The idea for today’s stunt came from ECE kaiako and NZEI Te Riu Roa union member Chloe Grocott, who has been working in the sector for a decade. Chloe says the Government is approving ‘shovel-ready’ infrastructure projects which will have public or regional benefit, can support people back into the workforce, and will enhance sustainable productivity in the future.
“When I hear these criteria, all I can think is, ‘That is us! That is the early childhood sector. ECE is shovel-ready!’ Whether in a real or virtual sandpit, throughout each alert level we have been prepared with our buckets and shovels, ready to do the mahi needed to get Aotearoa moving.”
NZEI Te Riu Roa President Liam Rutherford says investment in ECE would be especially welcomed as while 90% of those who have lost their jobs due to COVID-19 are women, most of the Government's shovel-ready investment has gone to create jobs primarily in male-dominated industries.
"ECE services provide critical value to our tamariki and their whānau every day, and yet many of them are understaffed and have teachers who are underpaid.

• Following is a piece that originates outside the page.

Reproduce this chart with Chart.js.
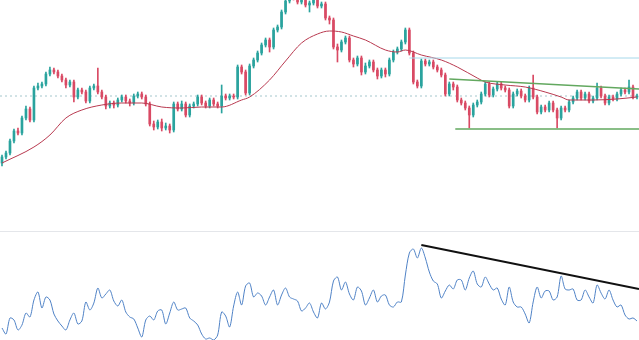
<!DOCTYPE html>
<html>
<head>
    <title>Candles</title>
    <script src="https://cdn.jsdelivr.net/npm/chart.js@4.4.1/dist/chart.umd.min.js"></script>
    <style>
        body { margin: 0; background: #fff; }
        #wrap { position: relative; width: 639px; height: 340px; overflow: hidden; }
        #priceChart { position: absolute; left: 0; top: 0; }
        #sep { position: absolute; left: 0; top: 231px; width: 639px; height: 1px; background: #e4e6ea; }
        #oscChart { position: absolute; left: 0; top: 232px; }
    </style>
</head>
<body>
<div id="wrap">
    <canvas id="priceChart" width="639" height="231"></canvas>
    <div id="sep"></div>
    <canvas id="oscChart" width="639" height="108"></canvas>
</div>
<script>
// candle values, one per bar
var opens = [
    68,74,78,90,100,98,113,122,111,143,145,147,157,161,159,155,151,146,149,134,
    141,139,130,143,145,139,134,125,128,126,131,134,130,128,135,137,134,127,107,104,
    109,103,105,101,127,122,127,116,125,127,134,128,125,131,127,125,135,133,135,134,
    164,159,138,165,171,178,186,191,184,201,204,219,230,236,234,229,231,226,228,231,
    225,227,213,211,184,181,189,193,171,167,173,159,165,169,161,155,161,157,171,179,
    182,189,201,178,149,145,170,167,169,164,161,156,137,147,144,131,128,123,116,126,
    129,137,147,136,142,147,143,141,125,137,140,135,131,143,134,119,124,121,128,121,
    113,123,121,129,133,139,133,137,130,133,143,135,128,134,132,137,141,139,144,134
];
var closes = [
    74,78,90,100,98,113,122,111,143,145,147,157,161,159,155,151,146,149,134,141,
    139,130,143,145,139,134,125,128,126,131,134,130,128,135,137,134,127,107,104,109,
    103,105,101,127,122,127,116,125,127,134,128,125,131,127,125,135,133,135,134,164,
    159,138,165,171,178,186,191,184,201,204,219,230,236,234,229,231,226,228,231,225,
    227,213,211,184,181,189,193,171,167,173,159,165,169,161,155,161,157,171,179,182,
    189,201,178,149,145,170,167,169,164,161,156,137,147,144,131,128,123,116,126,129,
    137,147,136,142,147,143,141,125,137,140,135,131,143,134,119,124,121,128,121,113,
    123,121,129,133,139,133,137,130,133,143,135,128,134,132,137,141,139,144,134,135
];
var highs = [
    76,80,92,102,103,115,125,124,145,148,149,159,164,163,161,157,153,151,151,143,
    143,141,145,147,163,141,136,130,130,133,136,136,132,137,139,139,136,129,110,111,
    112,108,107,129,129,130,129,127,129,136,136,130,133,133,129,146,137,137,137,166,
    166,161,167,173,180,188,193,193,203,206,221,233,239,239,236,233,233,230,233,233,
    229,229,215,213,187,191,195,195,173,175,175,168,171,171,163,163,163,173,181,184,
    191,203,203,180,151,172,172,171,171,166,163,158,149,149,146,133,130,125,128,131,
    139,149,149,144,149,149,145,143,139,142,142,137,145,156,136,126,126,130,130,123,
    125,125,131,135,141,141,139,139,135,148,145,137,136,136,139,143,143,151,146,137
];
var lows = [
    65,72,76,88,96,96,111,109,109,141,143,145,155,157,153,149,143,144,129,132,
    137,128,128,141,137,132,122,123,123,124,129,128,125,126,133,132,125,105,101,102,
    100,101,98,99,120,120,114,114,123,125,126,123,123,125,123,118,131,131,132,132,
    157,136,136,163,169,176,184,179,182,199,202,217,228,231,227,227,224,219,226,223,
    223,211,207,182,169,179,187,169,164,165,156,157,163,159,152,153,154,155,169,177,
    180,187,176,147,143,143,165,165,162,159,154,135,135,141,129,126,121,103,114,124,
    127,135,134,134,140,141,139,123,123,135,133,129,129,132,117,117,119,119,119,103,
    111,119,119,127,131,131,131,128,128,131,133,126,126,130,130,135,137,137,132,132
];

// moving average
var maBars = [0,8,12,16,20,25,30,35,40,45,50,55,60,62,67,71,75,79,82,85,88,91,96,99,101,105,110,114,119,121,126,131,136,140,142,148,154,159];
var maValues = [68,84,96,113,121,126,128,128,124,123,124,124,131,134,151,170,188,197,200,199,195,191,181,179,181,176,171,164,153,149,146,144,139,134,131,131,132,134];

// drawn levels
var pivotLevel = 135;
var resistLevel = 173;
var resistFrom = 102;
var channelTop = [[112, 152], [159.5, 142]];
var channelBottom = [[113.5, 102], [159.5, 102]];

// oscillator, one per bar
var osc = [
    12,6,22,20,10,15,27,23,40,48,32,43,40,26,19,14,10,20,27,16,
    19,38,30,37,52,42,46,50,39,34,40,28,23,21,12,3,20,24,20,29,
    30,16,27,38,30,31,32,22,19,15,6,1,2,0,5,28,24,13,34,48,
    35,54,57,43,47,44,35,43,50,35,45,52,43,41,39,29,32,37,28,22,
    37,31,38,59,63,50,58,46,40,53,49,35,42,50,38,44,45,35,33,38,
    38,65,87,91,82,92,82,68,59,56,42,49,55,51,60,60,50,62,69,56,
    53,63,56,50,52,41,35,53,38,33,33,26,17,38,53,42,49,49,40,43,
    64,51,50,51,40,40,50,43,37,55,47,41,50,40,33,35,25,21,22,19
];
var oscTrend = [[105, 95], [159.5, 51]];

var upColor = '#2aa39e';
var downColor = '#d94a64';
var n = closes.length;

function candleColor(ctx) {
    var i = ctx.dataIndex;
    return closes[i] >= opens[i] ? upColor : downColor;
}

var wickData = [], bodyData = [], maData = [], oscData = [];
for (var i = 0; i < n; i++) {
    wickData.push({x: i, y: [lows[i], highs[i]]});
    bodyData.push({x: i, y: [opens[i], closes[i]]});
    oscData.push({x: i, y: osc[i]});
}
for (var j = 0; j < maBars.length; j++) {
    maData.push({x: maBars[j], y: maValues[j]});
}
function seg(p) {
    return [{x: p[0][0], y: p[0][1]}, {x: p[1][0], y: p[1][1]}];
}

var xMin = -0.5, xMax = n - 0.5;

new Chart(document.getElementById('priceChart'), {
    type: 'bar',
    data: {
        datasets: [
            { type: 'line', data: seg(channelTop), borderColor: '#62a85f', borderWidth: 1.5, pointRadius: 0, order: 0 },
            { type: 'line', data: seg(channelBottom), borderColor: '#62a85f', borderWidth: 1.5, pointRadius: 0, order: 0 },
            { type: 'line', data: [{x: resistFrom, y: resistLevel}, {x: xMax, y: resistLevel}], borderColor: '#a6d8ea', borderWidth: 1, pointRadius: 0, order: 0 },
            { type: 'line', data: maData, borderColor: '#b8394f', borderWidth: 1, pointRadius: 0, cubicInterpolationMode: 'monotone', order: 0 },
            { type: 'line', data: [{x: xMin, y: pivotLevel}, {x: xMax, y: pivotLevel}], borderColor: '#a3c6cc', borderWidth: 1, borderDash: [2, 3], pointRadius: 0, order: 3 },
            { data: bodyData, backgroundColor: candleColor, barThickness: 2, grouped: false, order: 1 },
            { data: wickData, backgroundColor: candleColor, barThickness: 1, grouped: false, order: 2 }
        ]
    },
    options: {
        responsive: false,
        animation: false,
        layout: { padding: 0 },
        plugins: { legend: { display: false }, tooltip: { enabled: false } },
        scales: {
            x: { type: 'linear', min: xMin, max: xMax, offset: false, display: false },
            y: { min: 0, max: 231, display: false }
        }
    }
});

new Chart(document.getElementById('oscChart'), {
    type: 'line',
    data: {
        datasets: [
            { data: seg(oscTrend), borderColor: '#111', borderWidth: 2, pointRadius: 0 },
            { data: oscData, borderColor: '#4f82c6', borderWidth: 1, pointRadius: 0, tension: 0.3 }
        ]
    },
    options: {
        responsive: false,
        animation: false,
        layout: { padding: 0 },
        plugins: { legend: { display: false }, tooltip: { enabled: false } },
        scales: {
            x: { type: 'linear', min: xMin, max: xMax, display: false },
            y: { min: 0, max: 108, display: false }
        }
    }
});
</script>
</body>
</html>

Right now, the Government is looking for opportunities for shovel-ready investment - and we think ECE should be high on that list."
"When we invest in our teachers, we're investing in our tamariki and their quality education. As part of Aotearoa's COVID recovery we have a chance to pay our kaiako fairly - making sure we retain our experienced teachers, and can continue to attract new ones to this crucial sector."
The shovel-ready action comes on the same day a joint statement on pay parity was released by NZEI Te Riu Roa, ECE membership organisation Te Rito Maioha, and ECE provider Barnardos, following a joint meeting with the Minister of Education earlier in the week.
The union’s early childhood teacher members want to see a clear pathway to pay parity, but their employers say this will only be possible with additional government (current or future) support.
The three parties are urging the Minister of Education to make a solid commitment to fund pay parity in the sector.